This project was a collaboration with the California based artist Ann Preston in 2009. In the last several years she has worked with geometrical forms based on the Golden Mean, especially tetrahedra. She approached me with the challenge of constructing irregular tetrahedra out of wood, later to be gessoed and painted by the artist, as an exploration for more complex sculpture. The problem was how to construct these tetrahedra in a wooden form.
A tetrahedron (plural: tetrahedra) is a polyhedron composed of four triangular faces, three of which meet at each vertex. A regular tetrahedron is one in which the four triangles are regular, or “equilateral”. The tetrahedron is one kind of pyramid, which is a polyhedron with a flat polygon base and triangular faces connecting the base to a common point. In the case of a tetrahedron the base is a triangle (any of the four faces can be considered the base), so a tetrahedron is also known as triangular pyramid.
The tetrahedra for this project were more complex because of the fact of being irregular tetrahedra: most of the triangles comprising the sides are very irregular, having sides and angles of varying dimensions, but needed to be constructed to very precise specifications. What method of construction would yield very precise irregular tetrahedra?
Ann sent me a package with precise dimensions and angles for four tetrahedra that would be the basis for many of the tetrahedra in the sculpture. Another feature of tetrahedra is that they can be folded out of a single sheet of paper, and I also received scale models of the four prototypes to fold and construct for better visualization. Ann also included puzzle pieces from a Zome tool, a kind of toy kit with precisely made parts that can be used to construct models of crystals and, not surprisingly, tetrahedra. Most of the tetrahedra were approximately a meter on their longest side.

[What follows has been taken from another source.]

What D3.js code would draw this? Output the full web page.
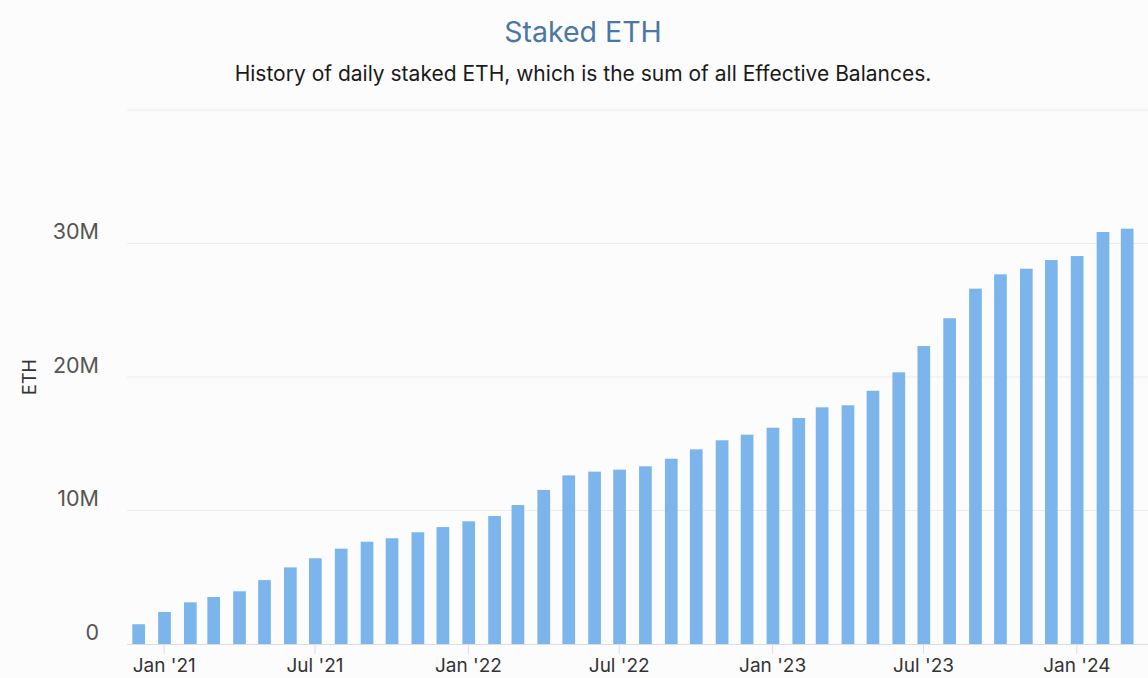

I began working with plywood (initially 3/4 inch stock but quickly switching to ½ Baltic birch plywood) to see how it could be cut into triangles and mitered at difficult angles, and to experiment with different ways of holding the miters together. My initial thought was to cut the forms of the triangles with a circular saw and then to cut the angles that would form the joints or miters between adjacent sides and on a table saw or band saw. Accuracy in the mitered angles would be very important, and it soon became apparent that no saw would be able to cut the required acute angles.
Cutting out the triangles that form the sides proved not too difficult, once a suitable and reliable protractor was found for the precise measuring of the angles. Using my plunge cut Festool circular saw with guide, I was not only able to cut the forms of the triangles, but I was also able to rough cut the miters, and even do finish cuts up to 45 degrees. Beyond that, the solution for the precise cutting of the more acute angles turned out to be hand planning.
Once the triangular side were cut and mitered, I developed a system of splines to join the sides. The grooves for the splines were cut on the router table with a jig for supporting the sides at the correct angle while pushing the side through a 1/8th upcut spiral bit. It sounds easy, but to align the splines/grooves accurately for the multiple sides in each tetrahedron was quite challenging. And the glue up was equally challenging.
The first four forms were named Alpha, Beta, Delta and Gamma and represented the modules upon which all future tetrahedra would be based. Upon completing these four forms, Ann specified a more complex form with multiple joined tetrahedra, a sort of complex crystal/diamond shape to be finished with book matched veneers. This final form was built and subsequently painted/gessoed, and exhibited in her solo exhibition at the Rosamund Felsen Gallery in Santa Monica in February 2010.